South Africa's ANC hears closing arguments in Malema case
South Africa's ruling African National Congress heard closing arguments Sunday in its disciplinary hearing against the party's firebrand youth wing leader, Julius Malema.
ANC spokesman Jackson Mthembu confirmed that the final stage of the hearing had gone ahead Sunday after being postponed twice but said he could not give details.
The ANC has kept a tight lid on the politically sensitive hearings against Malema, a controversial 30-year-old who faces charges of "sowing divisions" in the ruling party and bringing it into disrepute.

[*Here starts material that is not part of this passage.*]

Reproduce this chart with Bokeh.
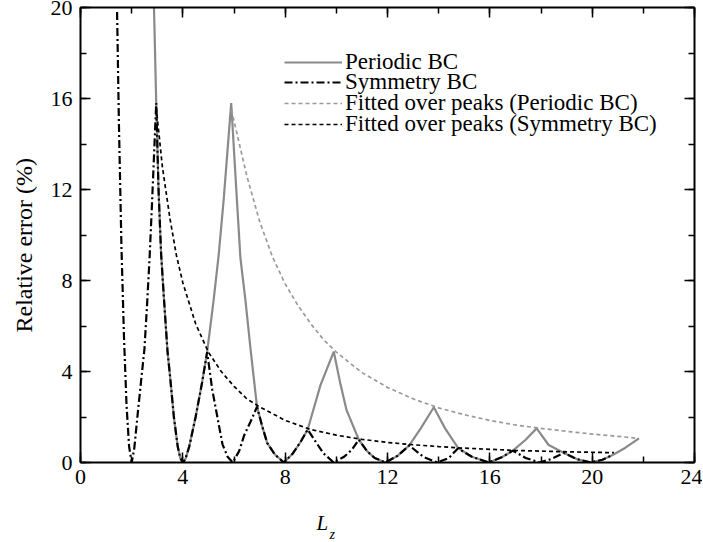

Local media reports said closing arguments had still not ended by Sunday evening, even though the chair of the disciplinary committee, Derek Hanekom, had earlier estimated the process would last just a few hours.
"Final arguments get presented by both sides, that is by the representatives of the charged member, in this case Julius Malema, and from the side of what we call the chief national presenter, who presents the case on behalf of the ANC," Hanekom told AFP.
"We'll find as members either guilty or not guilty, and we'll have to decide what the appropriate penalty is."
Malema, who was found guilty of criticising President Jacob Zuma in another ANC disciplinary hearing last year, faces possible expulsion from the party if found guilty again.
Five other top ANC youth league officials are also charged in the hearings, widely seen as a tug-of-war for influence over the ANC ahead of party elections next year.
The first day of the hearings in August saw hundreds of Malema supporters clash with police outside the ANC's headquarters in downtown Johannesburg, burning pictures of Zuma and hurling rocks at police and journalists.
Malema has become one of South Africa's most controversial figures since being elected president of the youth league in 2008.
With his calls to seize white-owned land and nationalise the country's mines, he is a galvanising figure for millions of black youths.
But his radical rhetoric has made him a thorn in the side of senior ANC figures, including Zuma.